IAL 2020 Oct Q8 | 國際數學站

(a) Show that the transformation $x = e^u$ transforms the differential equation

\begin{align*} x^2\frac{\mathrm{d}^2y}{\mathrm{d}x^2} + 3x\frac{\mathrm{d}y}{\mathrm{d}x} - 8y = 4\ln x \qquad x > 0 \qquad \text{(I)} \end{align*}

into the differential equation

\begin{align*} \frac{\mathrm{d}^2y}{\mathrm{d}u^2} + 2\frac{\mathrm{d}y}{\mathrm{d}u} - 8y = 4u \qquad \text{(II)} \end{align*}

(6)

(b) Determine the general solution of differential equation (II), expressing $y$ as a function of $u$ .

(7)

(1)

解答

(a)

Since $x=e^u$ ,

\begin{align*} \frac{\mathrm{d}x}{\mathrm{d}u} = &\,e^u\\[4mm] \frac{\mathrm{d}u}{\mathrm{d}x} = &\,e^{-u} \end{align*}

Hence

\begin{align*} \frac{\mathrm{d}y}{\mathrm{d}x} = &\,\frac{\mathrm{d}y}{\mathrm{d}u}\frac{\mathrm{d}u}{\mathrm{d}x}\\[4mm] = &\,e^{-u}\frac{\mathrm{d}y}{\mathrm{d}u}\\[4mm] \frac{\mathrm{d}^2y}{\mathrm{d}x^2} = &\,\frac{\mathrm{d}}{\mathrm{d}x}\left(\frac{\mathrm{d}y}{\mathrm{d}u}\frac{\mathrm{d}u}{\mathrm{d}x}\right)\\[4mm] = &\,\frac{\mathrm{d}}{\mathrm{d}x}\left(e^{-u}\frac{\mathrm{d}y}{\mathrm{d}u}\right)\\[4mm] = &\,\frac{\mathrm{d}}{\mathrm{d}u}\left(e^{-u}\frac{\mathrm{d}y}{\mathrm{d}u}\right)\frac{\mathrm{d}u}{\mathrm{d}x}\\[4mm] = &\,e^{-u}\frac{\mathrm{d}}{\mathrm{d}u}\left(e^{-u}\frac{\mathrm{d}y}{\mathrm{d}u}\right)\\[4mm] = &\,e^{-u}\left(-e^{-u}\frac{\mathrm{d}y}{\mathrm{d}u}+e^{-u}\frac{\mathrm{d}^2y}{\mathrm{d}u^2}\right)\\[4mm] = &\,e^{-2u}\left(\frac{\mathrm{d}^2y}{\mathrm{d}u^2}-\frac{\mathrm{d}y}{\mathrm{d}u}\right) \end{align*}

\begin{align*} &\,x^2\frac{\mathrm{d}^2y}{\mathrm{d}x^2} + 3x\frac{\mathrm{d}y}{\mathrm{d}x} - 8y \\[4mm] = &\,e^{2u}\cdot e^{-2u}\left(\frac{\mathrm{d}^2y}{\mathrm{d}u^2}-\frac{\mathrm{d}y}{\mathrm{d}u}\right) + 3e^u\cdot e^{-u}\frac{\mathrm{d}y}{\mathrm{d}u} - 8y\\[4mm] = &\,\frac{\mathrm{d}^2y}{\mathrm{d}u^2}+2\frac{\mathrm{d}y}{\mathrm{d}u}-8y \end{align*}

Now $4\ln x = 4u$ , so differential equation (II) is

\frac{\mathrm{d}^2y}{\mathrm{d}u^2}+2\frac{\mathrm{d}y}{\mathrm{d}u}-8y=4u.

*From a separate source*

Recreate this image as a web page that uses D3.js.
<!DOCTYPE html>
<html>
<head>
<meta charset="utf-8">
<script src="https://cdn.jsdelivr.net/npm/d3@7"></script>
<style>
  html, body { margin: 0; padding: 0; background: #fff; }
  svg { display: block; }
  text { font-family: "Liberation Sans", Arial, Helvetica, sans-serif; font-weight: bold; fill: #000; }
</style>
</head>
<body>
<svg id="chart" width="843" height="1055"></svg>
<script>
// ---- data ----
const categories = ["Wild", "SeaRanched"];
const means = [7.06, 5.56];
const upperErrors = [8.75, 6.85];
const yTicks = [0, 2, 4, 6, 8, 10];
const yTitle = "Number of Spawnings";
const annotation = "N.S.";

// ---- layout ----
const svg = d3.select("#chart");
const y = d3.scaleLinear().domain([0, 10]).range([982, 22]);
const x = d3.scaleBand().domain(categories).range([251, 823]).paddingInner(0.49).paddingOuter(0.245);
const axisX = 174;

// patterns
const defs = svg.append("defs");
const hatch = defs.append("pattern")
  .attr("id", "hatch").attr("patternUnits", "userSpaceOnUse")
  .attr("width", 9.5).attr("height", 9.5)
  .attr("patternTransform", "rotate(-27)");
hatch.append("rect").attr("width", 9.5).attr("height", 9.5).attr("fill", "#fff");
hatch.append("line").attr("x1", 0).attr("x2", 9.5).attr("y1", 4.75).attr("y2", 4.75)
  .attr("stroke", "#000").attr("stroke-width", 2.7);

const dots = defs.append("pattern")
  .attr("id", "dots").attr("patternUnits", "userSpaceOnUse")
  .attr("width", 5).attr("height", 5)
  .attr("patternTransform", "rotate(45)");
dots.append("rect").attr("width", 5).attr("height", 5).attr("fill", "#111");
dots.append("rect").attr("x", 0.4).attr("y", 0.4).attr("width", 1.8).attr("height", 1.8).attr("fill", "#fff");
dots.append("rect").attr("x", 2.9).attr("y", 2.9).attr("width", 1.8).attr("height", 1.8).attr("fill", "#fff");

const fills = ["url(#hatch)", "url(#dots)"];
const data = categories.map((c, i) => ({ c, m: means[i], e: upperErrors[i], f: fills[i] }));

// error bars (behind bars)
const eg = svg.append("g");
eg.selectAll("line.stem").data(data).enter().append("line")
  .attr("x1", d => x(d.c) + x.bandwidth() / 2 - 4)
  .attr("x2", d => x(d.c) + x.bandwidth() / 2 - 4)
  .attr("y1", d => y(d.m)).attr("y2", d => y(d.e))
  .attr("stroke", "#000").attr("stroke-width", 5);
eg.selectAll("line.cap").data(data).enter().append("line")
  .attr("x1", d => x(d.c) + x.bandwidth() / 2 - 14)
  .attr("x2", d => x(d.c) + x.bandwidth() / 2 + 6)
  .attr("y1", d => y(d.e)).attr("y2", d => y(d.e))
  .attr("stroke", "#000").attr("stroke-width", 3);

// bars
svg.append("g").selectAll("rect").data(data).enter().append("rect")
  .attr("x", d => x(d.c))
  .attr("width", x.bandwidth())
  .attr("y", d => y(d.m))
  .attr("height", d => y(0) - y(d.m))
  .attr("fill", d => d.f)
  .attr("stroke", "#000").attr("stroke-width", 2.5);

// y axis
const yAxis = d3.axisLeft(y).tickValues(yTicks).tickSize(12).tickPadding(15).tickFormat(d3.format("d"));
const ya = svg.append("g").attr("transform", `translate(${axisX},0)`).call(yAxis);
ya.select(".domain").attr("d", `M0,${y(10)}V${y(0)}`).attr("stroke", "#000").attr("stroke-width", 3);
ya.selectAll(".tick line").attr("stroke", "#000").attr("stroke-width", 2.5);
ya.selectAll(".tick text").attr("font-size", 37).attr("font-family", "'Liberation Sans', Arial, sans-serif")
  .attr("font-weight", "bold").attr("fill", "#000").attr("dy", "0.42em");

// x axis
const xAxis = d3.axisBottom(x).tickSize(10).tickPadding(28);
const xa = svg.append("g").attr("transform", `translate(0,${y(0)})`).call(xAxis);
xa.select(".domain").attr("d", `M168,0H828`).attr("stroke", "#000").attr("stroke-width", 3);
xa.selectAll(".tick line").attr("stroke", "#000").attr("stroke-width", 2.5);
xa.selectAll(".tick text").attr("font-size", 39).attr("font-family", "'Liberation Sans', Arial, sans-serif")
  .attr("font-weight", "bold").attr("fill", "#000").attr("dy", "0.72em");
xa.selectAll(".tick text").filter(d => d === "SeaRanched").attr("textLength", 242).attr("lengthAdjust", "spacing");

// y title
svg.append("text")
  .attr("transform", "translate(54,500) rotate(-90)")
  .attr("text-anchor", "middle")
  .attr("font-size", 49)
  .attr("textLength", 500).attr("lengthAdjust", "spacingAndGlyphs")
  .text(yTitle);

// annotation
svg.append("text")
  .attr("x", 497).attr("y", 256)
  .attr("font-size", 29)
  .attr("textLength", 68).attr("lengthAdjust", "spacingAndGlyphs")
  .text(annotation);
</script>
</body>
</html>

Alternative methods for (a)

A shorter accepted route is to work backwards from (II). Then

\begin{align*} \frac{\mathrm{d}y}{\mathrm{d}x} = &\,\frac{1}{x}\frac{\mathrm{d}y}{\mathrm{d}u}\\[4mm] \frac{\mathrm{d}^2y}{\mathrm{d}x^2} = &\,\frac{1}{x}\frac{\mathrm{d}}{\mathrm{d}u}\left(\frac{1}{x}\frac{\mathrm{d}y}{\mathrm{d}u}\right)\\[4mm] = &\,\frac{1}{x^2}\left(\frac{\mathrm{d}^2y}{\mathrm{d}u^2}-\frac{\mathrm{d}y}{\mathrm{d}u}\right) \end{align*}

so substituting into (I) gives the required equation (II).

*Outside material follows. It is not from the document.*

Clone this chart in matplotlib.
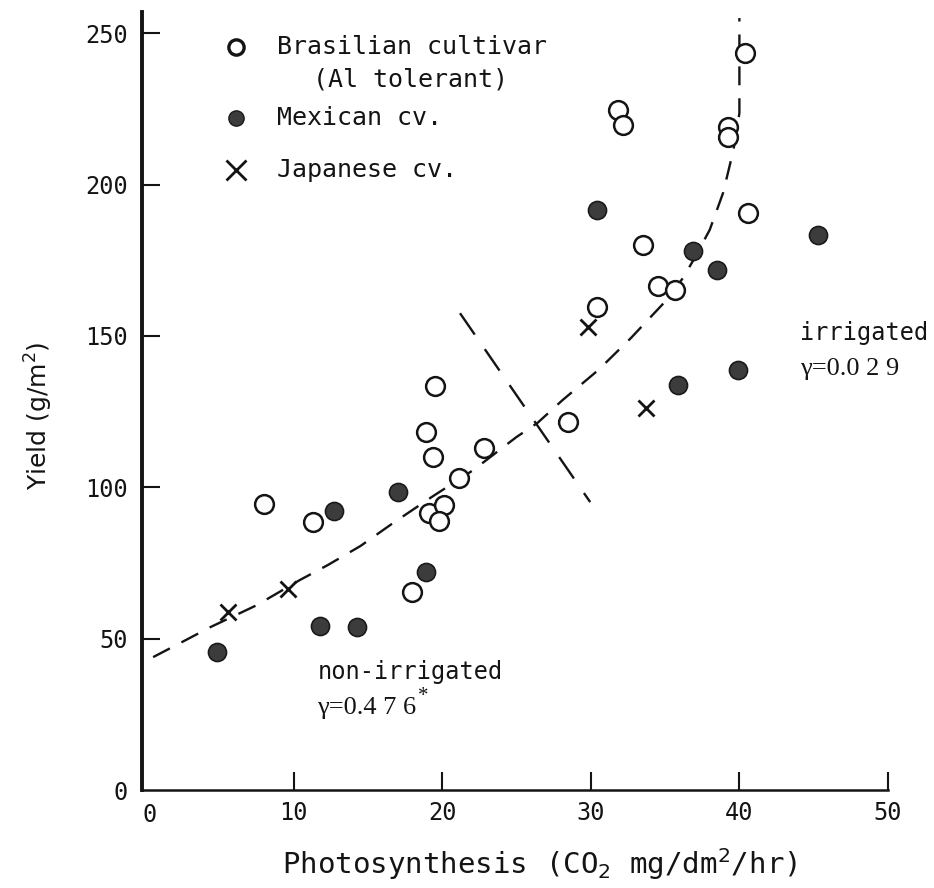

Another accepted style is to mix $x$ , $y$ and $u$ until the final line, provided the chain rule steps are clear.

(b)

The complementary function is

\begin{align*} m^2+2m-8=0 \end{align*}

so $m=2,-4$ , and

\begin{align*} y_c = Ae^{2u}+Be^{-4u} \end{align*}

Take a particular solution of the form $y_p=au+b$ . Then

\begin{align*} 0+2a-8(au+b)=4u \end{align*}

so $a=-\frac12$ and $b=-\frac18$ .

Hence

\begin{align*} y = Ae^{2u}+Be^{-4u}-\frac12u-\frac18 \end{align*}

(c)

Since $u=\ln x$ ,

\begin{align*} y = Ax^2+Bx^{-4}-\frac12\ln x-\frac18 \end{align*}